A CERTEZA DA SALVAÇÃO - ( 37 )

   106. A NOVA CRIATURA.

   Quando São Paulo nos diz que aquele que está em Cristo é uma nova criatura, não é no sentido de que este homem deixou de ser livre para fazer o mal; nem que ficou nele extinto o fogo das paixões e das más inclinações da nossa natureza. Quer dizer que este homem se tornou outro diante de Deus pela graça santificante, que o torna agradável aos olhos do seu Criador; e se tornou outro aos olhos dos homens, pelo seu modo de proceder que todos veem ser proceder de um verdadeiro cristão, muito diferente do modo de agir dos pagãos que viviam mergulhados na corrupção, ou dos judeus que eram cheios de maldade e de hipocrisia. Mas São Paulo não diz com esta frase que esta situação é inamissível.

   Se está em Cristo, é uma nova criatura; mas, homem como é, fraco, sujeito a tentações, se não coopera com a graça e cai no pecado mortal, enquanto permanecer neste triste estado, já não está mais em Cristo, porque d'Ele se afastou pelo pecado; e já não é mais a nova criatura, porque está privado da graça santificante e está agindo à maneira do velho homem.

   O mesmo São Paulo, na sua Epístola aos Efésios, exorta os cristãos a se despojarem do homem velho (Efésios IV-22) e a se revestirem do novo: VESTI-VOS DO HOMEM NOVO, que foi criado segundo Deus em justiça e em santidade de verdade (Efésios IV-24). Como poderão revestir-se deste homem novo? O Apóstolo o mostra em seguida com uma série de exortações: PELO QUE renunciando a mentira, fale cada um a seu próximo a verdade... Se vos irardes, seja sem pecar... Não deis lugar ao diabo. Aquele que furtava não furte mais... Nenhuma palavra má saia da vossa boca... Não entristeçais ao Espírito Santo... toda a amargura e ira e indignação e gritaria e blasfêmia, com toda a malícia, seja desterrada dentre vós outros... Sede uns para com os outros benignos, misericordiosos, perdoando-vos uns aos outros (Efésios IV-25 a 32) E nos dois capítulos seguintes continuam as exortações. É, portanto, PELAS SUAS OBRAS, PELO SEU MODO DE PROCEDER que o cristão se vai tornar um homem novo.
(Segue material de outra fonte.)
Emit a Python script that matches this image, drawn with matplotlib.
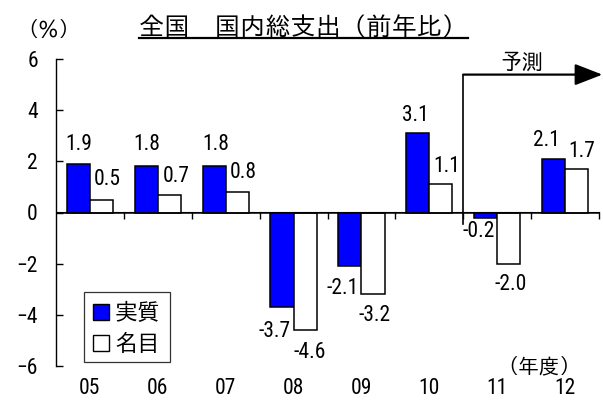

Se fosse por uma operação miraculosa em que o homem automaticamente fica transformado em impecável, entrando crisálida e saindo borboleta, não eram necessárias tantas recomendações: bastava mandar CRER em Cristo. 

   Aquelas exortações mostram muito bem que quem não proceder segundo a norma traçada pelo Apóstolo, jã não estará agindo como o NOVO,  mas sim como O VELHO HOMEM.

   Não admitindo nenhuma distinção entre pecado mortal e pecado venial, reconhecendo também que com o pecado na alma ninguém pode entrar no Céu, o protestante tem que admitir que a NOVA CRIATURA se tem a certeza absoluta da salvação, é porque não comete nenhum pecado nem grave, nem leve.

   Entretanto, a Bíblia nos diz que todo homem cai em pecados (o que se há de entender: pelo menos em pecados leves); vejamos esta palavra de São Tiago: TODOS NÓS tropeçamos em muitas coisas (Tiago III- 2). Tropeçar aí quer dizer pecar, pois logo em seguida o Apóstolo mostra que uma destas coisas em que tropeçamos facilmente é no que diz respeito à língua: Se algum não tropeça em qualquer palavra, este é varão perfeito (Tiago III-2).

   E Nosso Senhor ensinou-nos a orar dizendo sempre: Perdoai-nos as nossas dívidas (Mateus VI-12), o que mostra que todos os cristãos, ainda mesmo os mais justos e santos, têm sempre alguma coisa de que se penitenciar perante Deus.